HCW: Oh boy, the preparation is endless… not in any disciplined way whatsoever. It’s just moving things around, sharpening things, laying stuff out, cutting paper, making tea, practicing lines. I have become very familiar with this process and now understand that there is a good relationship between this preparation and the simple and swift process of making the marks on the paper.
NF: Your photographic work involves much editing whereas your prolific drawing portfolio seems to have no boundaries when it comes to the edit. How do you modify your drawings?
HCW: As a photographer edit becomes second nature and I have no problem making things that are not right… that is part of the photographic process and one I like to apply to the drawings. In the days of 35mm film which had 36 exposures, the best frame would almost always be right at the beginning when the thought had just occurred, or somewhere in the middle when the working process built to a height only to be worn thin by the end. Making drawings with as few lines as possible is very much the same.
NF: I imagine working in the landscape to be a solitary practice. Working towards your exhibition and choosing which drawings to display, alongside producing your screen prints has very much been a ‘team’ project. Do you enjoy the break from autonomy which your drawings seem to allow?
HCW: Yes. Both the drawing and the photography are about being out there by yourself, then bringing back what you’ve seen to the gang. The second bit always benefits from involving other people… and of course it informs the first bit.
NF: Can you tell me about the paper stock you choose to work on. It creates an atmosphere within the landscapes of elegance and translucence. Does the paper decide/choose the landscape or vice versa?
HCW: For the most part I use an ivory Kozuke paper which is strong and fibrous but one side is quite smooth. I have tried many papers but this one seems to get just right the balance between absorbency whilst still allowing the pigments to hold themselves up on the surface of the paper. I find traditional watercolour paper much less immediate.
There is an extremely tactile quality to the Kozuke that feels good in the hand.
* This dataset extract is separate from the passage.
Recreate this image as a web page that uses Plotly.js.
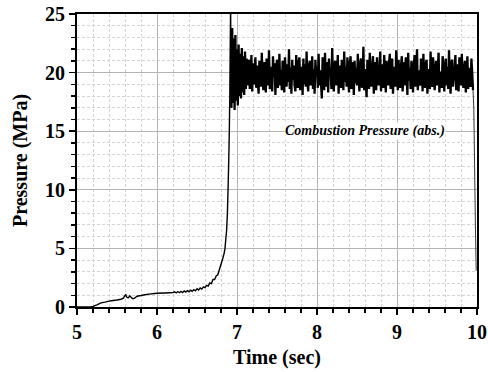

The feel of the paper you are about to draw on as you place it on a surface dictates the landscape as much as anything… everything else.
NF: I am interested to know if you look to the work of other fine artists in developing your own practice or does the stimulation come completely from the landscape itself?
HCW: The representation of landscape through either photography or drawing is a language, one that evolves and grows all the time. It is crucial to stay up to speed with that language by learning from how other people use it. That is a beautifully unscientific process, thoroughly personal of course and without which you are probably just talking to yourself.